In its overall analysis of the inflationary crisis and the explosion of billionaire wealth, the report noted that billionaires have increased their wealth as much in 24 months as they did in the previous 23 years, with those in the food and energy sectors increasing their fortunes by a billion dollars every two days.
A new billionaire “has been minted on average every 30 hours during the pandemic,” while in the same amount of time one million people are being pushed into extreme poverty.
It noted that the increase in billionaire wealth has resulted from the injection of trillions of dollars into the financial system. On top of this, there has been a “profit bonanza” and the strengthening of monopoly control over the economy with estimates that in the US “expanding corporate profits are responsible for 60 percent of increases in inflation.”
The report continued Oxfam’s advocacy for a series of wealth taxes, noting that a progressive wealth tax starting at 2 percent for those with wealth above $5 million and rising to 5 percent for wealth above $1 billion could generate $2.52 trillion worldwide, enough to lift 2.3 billion people out of poverty and provide health care for 3.6 billion people in lower income countries.

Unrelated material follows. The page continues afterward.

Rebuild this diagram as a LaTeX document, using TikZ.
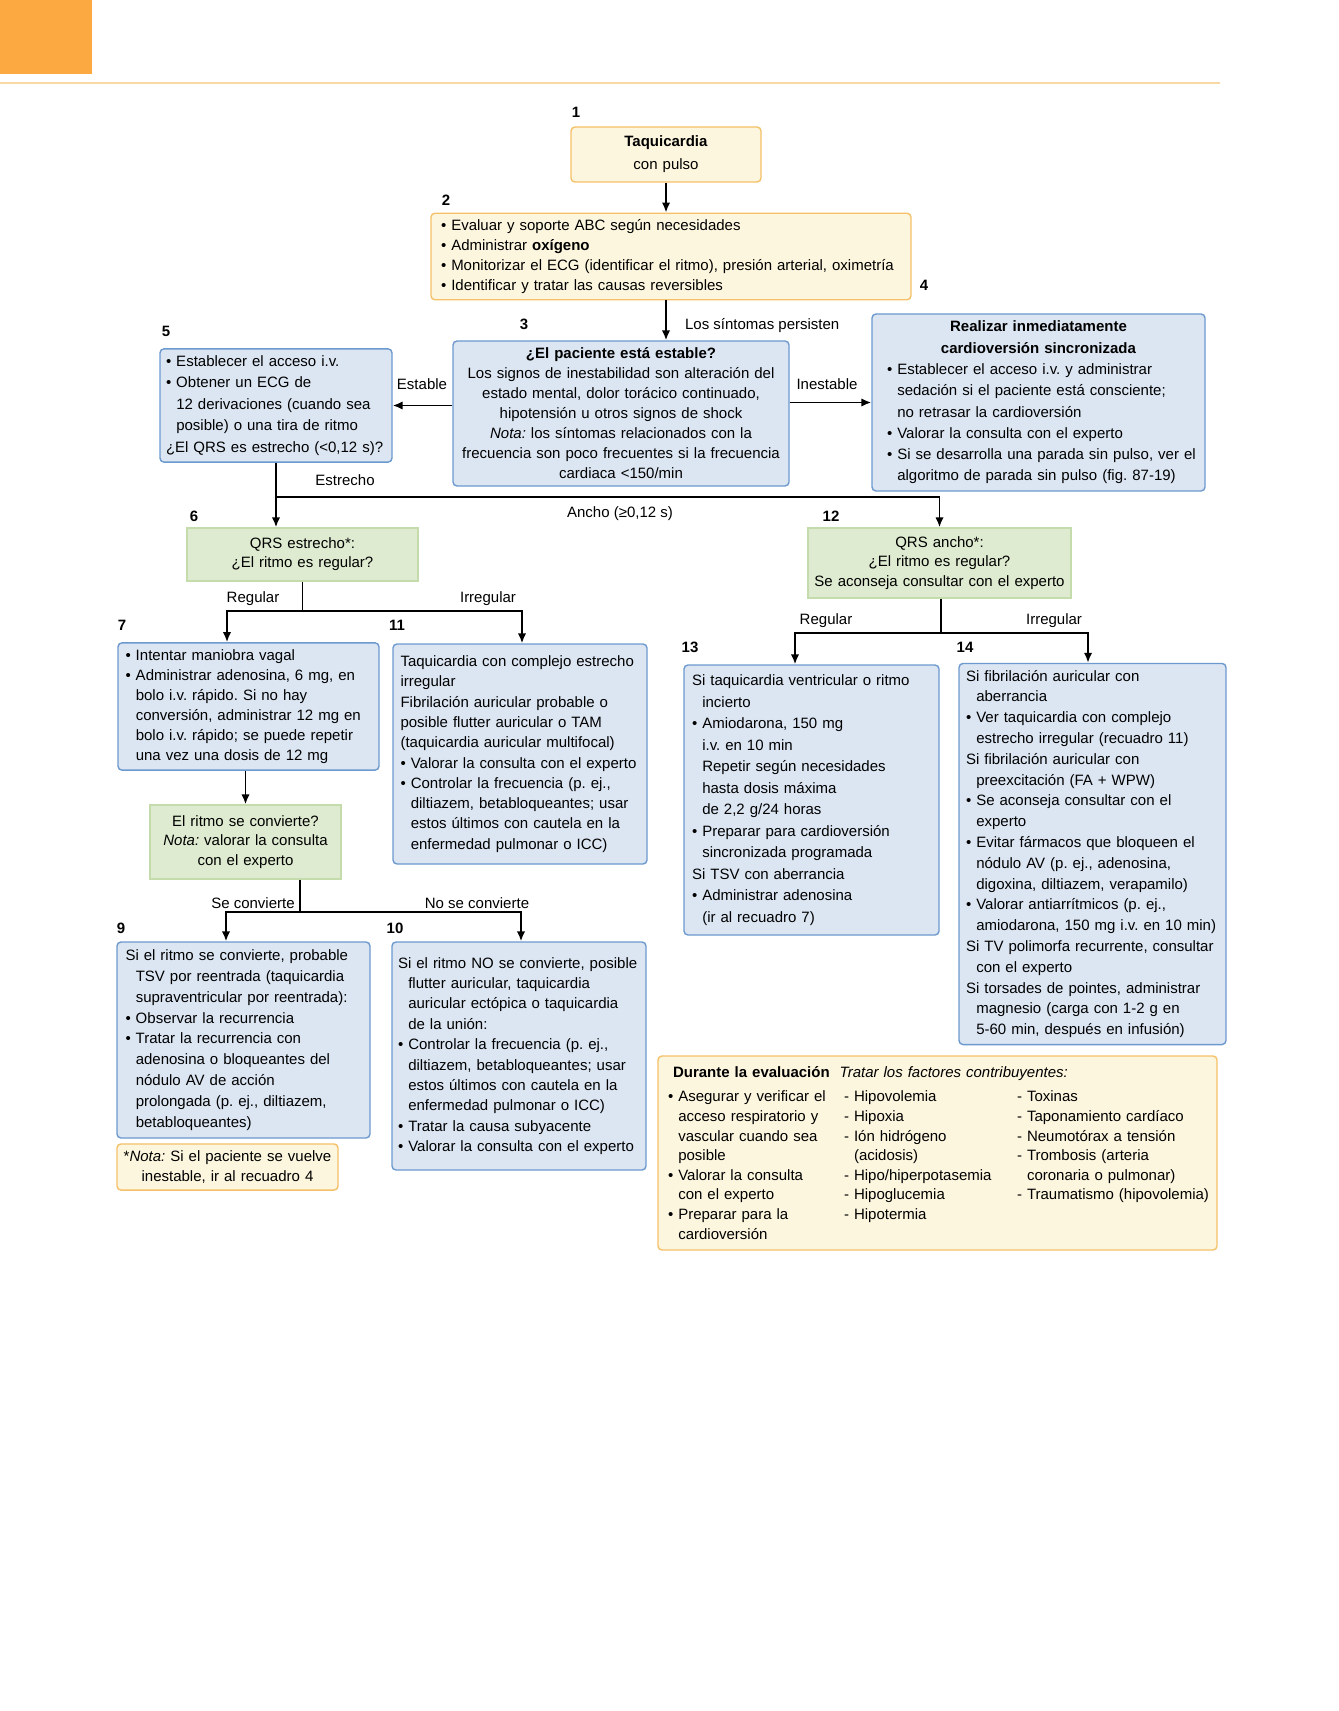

Such calculations are valuable inasmuch as they demonstrate there are more than sufficient resources available to reconstruct the global economy on the basis of social equality. But the political perspective being presented, namely that reasonable measures can be advanced to convince the ruling elites to change course, is bankrupt.
In fact, it is refuted by some of the concluding comments in the report: “Oxfam is above all underlining that the rapid rise in billionaire wealth today and the cost-of-living crisis faced by billions of people are one and the same phenomenon. This is not something that is just happening on their watch but that has been deliberately crafted with their support.”
This makes clear the pursuit of a reformist perspective aimed at trying to convince capitalist governments, the servants of this oligarchy, to somehow change course is futile. The only viable and realistic policy is the political struggle by the working class in every country for the program of international socialism, so that the wealth produced by the labour of billions can be utilised for their social advancement.